Però il cristiano deve pregare per la pace: “Costruire la pace significa poi perseverare nella fede e nella intercessione. Pregare è il primo modo per stare come Chiesa ‘tra’ gli uomini e Dio, coinvolti e partecipi del loro grido e della loro invocazione e allo stesso tempo con lo sguardo e il cuore rivolti al Cielo. Una liturgia e una preghiera che non siano solo preservazione e riproposizione di riti, ma che si aprano alle speranze e alle angosce di tanti fratelli e sorelle. E’ il primo servizio che come Chiesa siamo chiamati a offrire”.

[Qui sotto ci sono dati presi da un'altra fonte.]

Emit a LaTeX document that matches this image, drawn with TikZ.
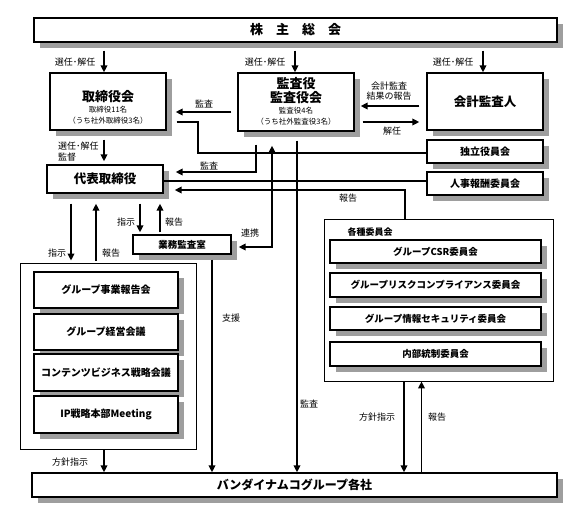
\documentclass[tikz,border=0pt]{standalone}
\usepackage{fontspec}
\setmainfont{Noto Sans CJK JP}
\usetikzlibrary{shadows,calc,arrows.meta}
\begin{document}
\begin{tikzpicture}[x=1pt,y=-1pt,
 box/.style={draw, line width=1.3pt, fill=white, inner sep=0pt, align=center,
   drop shadow={shadow xshift=5.5pt, shadow yshift=-5.5pt, fill=black!38, opacity=1}},
 cont/.style={draw, line width=0.8pt, inner sep=0pt},
 arr/.style={line width=1.8pt, -{Triangle[length=7pt,width=6.5pt]}},
 arrb/.style={line width=1.8pt, {Triangle[length=7pt,width=6.5pt]}-{Triangle[length=7pt,width=6.5pt]}},
 ln/.style={line width=1.8pt},
 lab/.style={font=\fontsize{9}{10.5}\selectfont, inner sep=0pt},
 sm/.style={font=\fontsize{7.5}{9}\selectfont, inner sep=0pt},
 ttl/.style={font=\bfseries\fontsize{13}{15}\selectfont, inner sep=0pt},
 bf/.style={font=\bfseries\fontsize{#1}{#1}\selectfont},
]
\useasboundingbox (0,0) rectangle (573,512);
\fill[white] (0,0) rectangle (573,512);

% containers
\node[cont, minimum width=176pt, minimum height=186pt] (leftc) at (108,356) {};
\node[cont, minimum width=229pt, minimum height=162pt] (kakushu) at (438.5,300) {};

% boxes
\node[box, bf=13, minimum width=523pt, minimum height=24pt] (share) at (295.5,30) {株　主　総　会};

\node[box, minimum width=116pt, minimum height=57pt] (tori) at (108,101.5) {};
\node[ttl] (toriT) at (108,97) {取締役会};
\node[sm] (toriS1) at (108,109.5) {取締役11名};
\node[sm] (toriS2) at (108,120.5) {（うち社外取締役3名）};

\node[box, minimum width=116pt, minimum height=58pt] (kansa) at (296,102) {};
\node[ttl] (kansaT1) at (296,84) {監査役};
\node[ttl] (kansaT2) at (296,97.5) {監査役会};
\node[sm] (kansaS1) at (296,111) {監査役4名};
\node[sm] (kansaS2) at (296,122) {（うち社外監査役3名）};

\node[box, bf=12.5, minimum width=116pt, minimum height=57pt] (kaikei) at (485,101.5) {会計監査人};
\node[box, bf=10, minimum width=116pt, minimum height=23pt] (dokuritsu) at (485,151.5) {独立役員会};
\node[box, bf=10, minimum width=116pt, minimum height=23pt] (jinji) at (485,183.5) {人事報酬委員会};
\node[box, bf=12.5, minimum width=116pt, minimum height=28pt] (daihyo) at (105,179) {代表取締役};
\node[box, bf=9.5, minimum width=98pt, minimum height=19pt] (gyomu) at (182,244.5) {業務監査室};

\node[box, bf=10, minimum width=144pt, minimum height=36pt] (g1) at (106,290) {グループ事業報告会};
\node[box, bf=10, minimum width=144pt, minimum height=36pt] (g2) at (106,332) {グループ経営会議};
\node[box, bf=10, minimum width=144pt, minimum height=37pt] (g3) at (106,372.5) {コンテンツビジネス戦略会議};
\node[box, bf=10, minimum width=144pt, minimum height=37pt] (g4) at (106,414.5) {IP戦略本部Meeting};

\node[bf=9, inner sep=0pt] (kakushuL) at (370,232) {各種委員会};
\node[box, bf=9.5, minimum width=211pt, minimum height=23pt] (c1) at (435.5,251.5) {グループCSR委員会};
\node[box, bf=9.5, minimum width=211pt, minimum height=24pt] (c2) at (435.5,285) {グループリスクコンプライアンス委員会};
\node[box, bf=9.5, minimum width=211pt, minimum height=23pt] (c3) at (435.5,318.5) {グループ情報セキュリティ委員会};
\node[box, bf=9.5, minimum width=211pt, minimum height=24pt] (c4) at (435.5,354) {内部統制委員会};

\node[box, bf=12, minimum width=525pt, minimum height=24pt] (kaisha) at (294.5,485) {バンダイナムコグループ各社};

% shareholders arrows
\draw[arr] ($(share.south -| tori.north)+(-4,8)$) -- ($(tori.north)+(-4,0)$);
\draw[arr] ($(share.south -| kansa.north)+(-1,8)$) -- ($(kansa.north)+(-1,0)$);
\draw[arr] ($(share.south -| kaikei.north)+(-2,8)$) -- ($(kaikei.north)+(-2,0)$);
\node[lab] (l1) at (75,62) {選任･解任};
\node[lab] (l2) at (265,62) {選任･解任};
\node[lab] (l3) at (453,62) {選任･解任};

% kansa -> tori
\draw[arr] ($(kansa.west)+(-6,10)$) -- ($(kansa.west -| tori.east)+(9,10)$);
\node[lab] (l4) at (204,104) {監査};

% kaikei <-> kansa
\draw[arr] ($(kaikei.west)+(-7,4.5)$) -- ($(kaikei.west -| kansa.east)+(6,4.5)$);
\draw[arr] ($(kansa.east)+(8,20)$) -- ($(kansa.east -| kaikei.west)+(-7,20)$);
\node[lab, align=center] (l5) at (389,91) {会計監査\\結果の報告};
\node[lab] (l6) at (392,131) {解任};

% tori -> dokuritsu
\draw[ln] ($(tori.east)+(10,20.5)$) -| ($(dokuritsu.west)+(-228,1.5)$) -- ($(dokuritsu.west)+(0,1.5)$);

% tori -> daihyo
\draw[arr] ($(tori.south)+(-4,9)$) -- ($(daihyo.north)+(-1,-3)$);
\node[lab, align=left, anchor=west] (l7) at (58,151.5) {選任･解任\\監督};

% kansa -> daihyo
\draw[arr] ($(kansa.south)+(-40,13)$) |- ($(daihyo.east)+(12,-7)$);
\node[lab] (l8) at (209,166) {監査};

% daihyo -> jinji
\draw[ln] ($(daihyo.east)+(0,2)$) -- ($(daihyo.east -| jinji.west)+(0,2)$);

% kakushu -> daihyo (report)
\draw[arr] ($(kakushu.north)+(-33.5,0)$) |- ($(daihyo.east)+(11,11)$);
\node[lab] (l9) at (348,198) {報告};

% gyomu <-> kansa (renkei)
\draw[arrb] ($(gyomu.east)+(7,2.5)$) -| ($(kansa.south)+(-24,14)$);
\node[lab] (l10) at (250,233) {連携};

% kansa -> kaisha
\draw[arr] ($(kansa.south)+(1,9)$) -- ($(kansa.south |- kaisha.north)+(1,0)$);
\node[lab] (l11) at (309,404) {監査};

% daihyo <-> gyomu
\draw[arr] ($(daihyo.south)+(35,10)$) -- ($(gyomu.north)+(-42,-2)$);
\draw[arr] ($(gyomu.north)+(-22,-2)$) -- ($(daihyo.south)+(55,10)$);
\node[lab] (l12) at (126,222) {指示};
\node[lab] (l13) at (174,222) {報告};

% daihyo <-> left group
\draw[arr] ($(daihyo.south)+(-34,10)$) -- ($(leftc.north)+(-37,-2)$);
\draw[arr] ($(leftc.north)+(-12,-2)$) -- ($(daihyo.south)+(-9,10)$);
\node[lab] (l14) at (57,253) {指示};
\node[lab] (l15) at (111,253) {報告};

% gyomu -> kaisha
\draw[arr] ($(gyomu.south)+(30,5)$) -- ($(gyomu.south |- kaisha.north)+(30,0)$);
\node[lab] (l16) at (231,318) {支援};

% left group -> kaisha
\draw[arr] ($(leftc.south)+(-4,0)$) -- ($(leftc.south |- kaisha.north)+(-4,0)$);
\node[lab] (l17) at (70,462) {方針指示};

% kakushu <-> kaisha
\draw[arr] ($(kakushu.south)+(-34.5,0)$) -- ($(kakushu.south |- kaisha.north)+(-34.5,0)$);
\draw[arr] ($(kakushu.south |- kaisha.north)+(-17,0)$) -- ($(kakushu.south)+(-17,0)$);
\node[lab] (l18) at (377,417) {方針指示};
\node[lab] (l19) at (437,417) {報告};
\end{tikzpicture}
\end{document}
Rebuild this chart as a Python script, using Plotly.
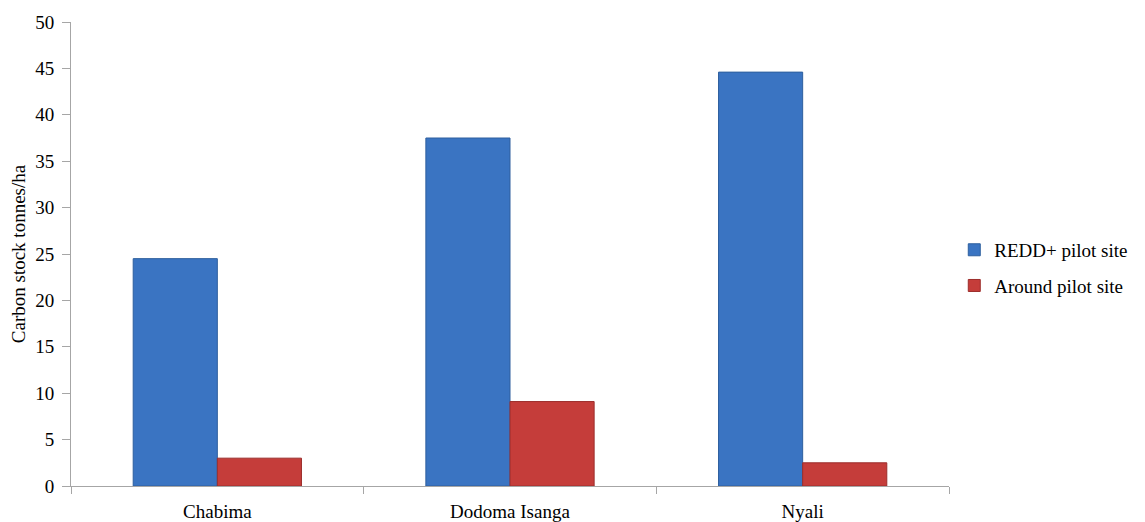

Gli altri ‘servizi’ della pace complementari alla preghiera sono la carità ed il dialogo ecumenico: “E il secondo servizio è simile al primo: condividere fattivamente la fatica e la sofferenza delle vittime, dei deboli e dei poveri, con una carità viva e intelligente, che testimoni una possibilità diversa di stare al mondo… La Chiesa deve ogni giorno opporre alla strategia della contrapposizione e dello scontro, l’arte dell’incontro e del dialogo, non per una tattica opportunista, o per mera strategia di sopravvivenza, ma perché il dialogo è costitutivo della relazione di Dio con gli uomini e degli uomini tra di loro”.

Ha concluso l’omelia invitando i cristiani ad essere ‘parola’ di speranza: “I nostri fedeli attendono da noi una parola di speranza, di consolazione, ma anche di verità. Non si può tacere di fronte alle ingiustizie o invitare i cristiani al quieto vivere e al disimpegno. L’opzione preferenziale per i poveri e i deboli, però, non fa della Chiesa un partito politico.

La Chiesa ama e serve la polis e condivide con le Autorità civili la preoccupazione e l’azione per il bene comune, nell’interesse generale di tutti e specialmente dei poveri, alzando sempre la voce per difendere i diritti di Dio e dell’uomo, ma non entra in logiche di competizione e di divisione. Si impone qui un discernimento davvero difficile e mai raggiunto una volta per tutte su cosa e come parlare”.